A few main things happen here:
1) The run-pass/lib-* tests are all moved into src/test/stdtest. This
is a standalone test crate intended for all standard library tests. It
compiles to build/test/stdtest.stageN.
2) rustc now compiles into yet another build artifact, this one a test
runner that runs any tests contained directly in the rustc crate. This
allows much more fine-grained unit testing of the compiler. It
compiles to build/test/rustctest.stageN.
3) There is a new custom test runner crate at src/test/compiletest
that reproduces all the functionality for running the compile-fail,
run-fail, run-pass and bench tests while integrating with Rust's test
framework. It compiles to build/test/compiletest.stageN.
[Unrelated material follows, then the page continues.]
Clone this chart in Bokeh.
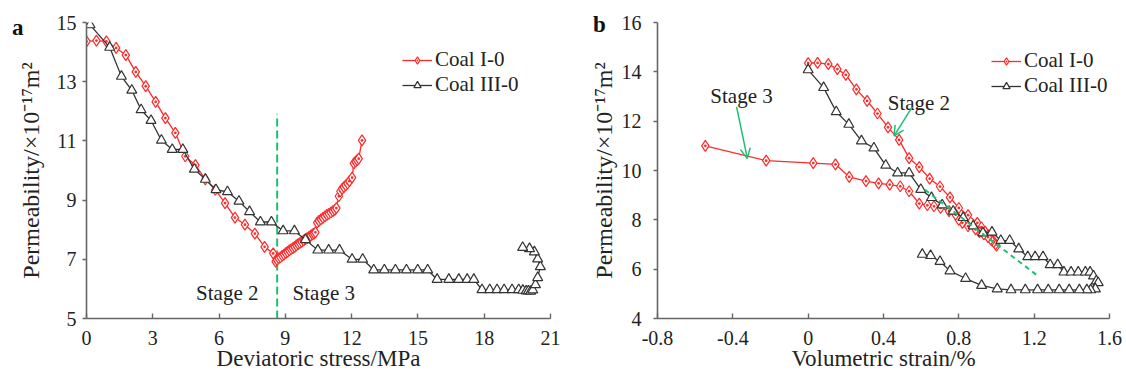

4) The build rules have been completely changed to use the new test
runners, while also being less redundant, following the example of the
recent stageN.mk rewrite.
It adds two new features to the cfail/rfail/rpass/bench tests:
1) Tests can specify multiple 'error-pattern' directives which must be
satisfied in order.
2) Tests can specify a 'compile-flags' directive which will make the
test runner provide additional command line arguments to rustc.
There are some downsides, the primary being that Rust has to be
functioning pretty well just to run _any_ tests, which I imagine will
be the source of some frustration when the entire test suite
breaks. Will also cause some headaches during porting.
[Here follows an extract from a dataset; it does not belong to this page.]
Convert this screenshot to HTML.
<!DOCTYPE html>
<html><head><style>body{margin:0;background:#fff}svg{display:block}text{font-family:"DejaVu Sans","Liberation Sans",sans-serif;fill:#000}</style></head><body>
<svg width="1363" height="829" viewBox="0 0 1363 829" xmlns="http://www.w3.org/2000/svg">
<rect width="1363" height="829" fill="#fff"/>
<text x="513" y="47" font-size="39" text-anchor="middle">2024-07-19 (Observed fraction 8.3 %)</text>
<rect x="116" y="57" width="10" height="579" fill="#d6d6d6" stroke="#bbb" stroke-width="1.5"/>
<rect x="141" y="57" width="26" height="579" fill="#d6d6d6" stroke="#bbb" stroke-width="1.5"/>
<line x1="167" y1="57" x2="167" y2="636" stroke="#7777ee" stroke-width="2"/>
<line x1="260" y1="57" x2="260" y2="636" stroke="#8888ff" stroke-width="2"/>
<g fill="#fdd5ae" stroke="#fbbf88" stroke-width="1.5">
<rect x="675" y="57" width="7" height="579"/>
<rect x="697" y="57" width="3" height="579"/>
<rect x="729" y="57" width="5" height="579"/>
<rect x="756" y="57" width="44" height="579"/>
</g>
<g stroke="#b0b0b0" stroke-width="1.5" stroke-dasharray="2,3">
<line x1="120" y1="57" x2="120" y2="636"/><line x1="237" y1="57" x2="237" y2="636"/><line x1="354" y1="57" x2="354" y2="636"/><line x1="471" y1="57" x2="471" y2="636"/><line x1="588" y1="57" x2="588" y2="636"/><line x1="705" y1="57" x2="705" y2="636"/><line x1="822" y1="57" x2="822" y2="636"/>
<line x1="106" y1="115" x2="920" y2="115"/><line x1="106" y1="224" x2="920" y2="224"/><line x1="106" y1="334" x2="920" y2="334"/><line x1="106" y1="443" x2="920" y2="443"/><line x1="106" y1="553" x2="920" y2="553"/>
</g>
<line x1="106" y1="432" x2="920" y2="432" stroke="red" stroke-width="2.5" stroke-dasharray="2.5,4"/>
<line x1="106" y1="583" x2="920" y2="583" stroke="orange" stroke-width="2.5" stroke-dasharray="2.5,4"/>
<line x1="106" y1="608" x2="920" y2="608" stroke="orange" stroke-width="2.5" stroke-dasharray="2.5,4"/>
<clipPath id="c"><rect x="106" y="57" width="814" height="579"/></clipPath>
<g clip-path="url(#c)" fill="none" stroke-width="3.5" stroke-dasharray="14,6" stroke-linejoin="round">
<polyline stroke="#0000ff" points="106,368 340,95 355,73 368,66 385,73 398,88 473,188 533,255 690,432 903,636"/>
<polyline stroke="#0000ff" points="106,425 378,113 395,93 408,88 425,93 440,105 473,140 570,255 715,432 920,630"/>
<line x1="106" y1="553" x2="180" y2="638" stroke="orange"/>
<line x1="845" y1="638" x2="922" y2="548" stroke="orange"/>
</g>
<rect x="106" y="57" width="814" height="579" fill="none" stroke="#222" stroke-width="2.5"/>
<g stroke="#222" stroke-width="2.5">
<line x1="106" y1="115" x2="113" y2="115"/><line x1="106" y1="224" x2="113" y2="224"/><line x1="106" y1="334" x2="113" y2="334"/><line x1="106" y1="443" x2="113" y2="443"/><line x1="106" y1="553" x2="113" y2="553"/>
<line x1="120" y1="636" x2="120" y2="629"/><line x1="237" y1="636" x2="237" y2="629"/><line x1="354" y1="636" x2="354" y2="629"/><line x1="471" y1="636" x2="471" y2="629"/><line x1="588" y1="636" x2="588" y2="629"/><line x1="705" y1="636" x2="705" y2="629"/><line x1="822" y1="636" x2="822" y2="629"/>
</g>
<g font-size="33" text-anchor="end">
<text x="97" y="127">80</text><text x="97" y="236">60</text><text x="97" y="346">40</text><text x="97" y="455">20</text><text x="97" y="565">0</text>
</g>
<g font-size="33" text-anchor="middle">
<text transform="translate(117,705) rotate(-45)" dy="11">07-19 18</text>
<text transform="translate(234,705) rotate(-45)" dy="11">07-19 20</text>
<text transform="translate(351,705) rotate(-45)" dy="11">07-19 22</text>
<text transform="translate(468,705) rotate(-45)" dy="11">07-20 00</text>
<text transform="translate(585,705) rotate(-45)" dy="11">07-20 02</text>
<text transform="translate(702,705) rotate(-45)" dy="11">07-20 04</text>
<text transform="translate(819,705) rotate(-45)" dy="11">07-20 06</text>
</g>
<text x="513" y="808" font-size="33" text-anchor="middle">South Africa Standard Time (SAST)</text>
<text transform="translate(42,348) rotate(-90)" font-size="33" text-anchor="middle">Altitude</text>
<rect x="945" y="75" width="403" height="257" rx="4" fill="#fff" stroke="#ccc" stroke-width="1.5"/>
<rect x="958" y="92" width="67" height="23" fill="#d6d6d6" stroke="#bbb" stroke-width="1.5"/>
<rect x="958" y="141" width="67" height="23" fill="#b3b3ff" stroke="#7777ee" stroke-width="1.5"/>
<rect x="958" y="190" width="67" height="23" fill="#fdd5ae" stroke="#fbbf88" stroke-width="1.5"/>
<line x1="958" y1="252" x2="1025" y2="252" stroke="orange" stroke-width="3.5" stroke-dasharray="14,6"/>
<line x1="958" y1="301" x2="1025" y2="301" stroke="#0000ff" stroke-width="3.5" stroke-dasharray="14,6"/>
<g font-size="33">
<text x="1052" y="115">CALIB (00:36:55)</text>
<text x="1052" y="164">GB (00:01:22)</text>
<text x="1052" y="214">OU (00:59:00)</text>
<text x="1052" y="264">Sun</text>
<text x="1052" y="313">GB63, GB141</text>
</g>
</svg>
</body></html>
Not having individual make rules, each rpass, etc test no longer
remembers between runs whether it completed successfully. As a result,
it's not possible to incrementally fix multiple tests by just running
'make check', fixing a test, and repeating without re-running all the
tests contained in the test runner. Instead you can filter just the
tests you want to run by using the TESTNAME environment variable.
This also dispenses with the ability to run stage0 tests, but they
tended to be broken more often than not anyway.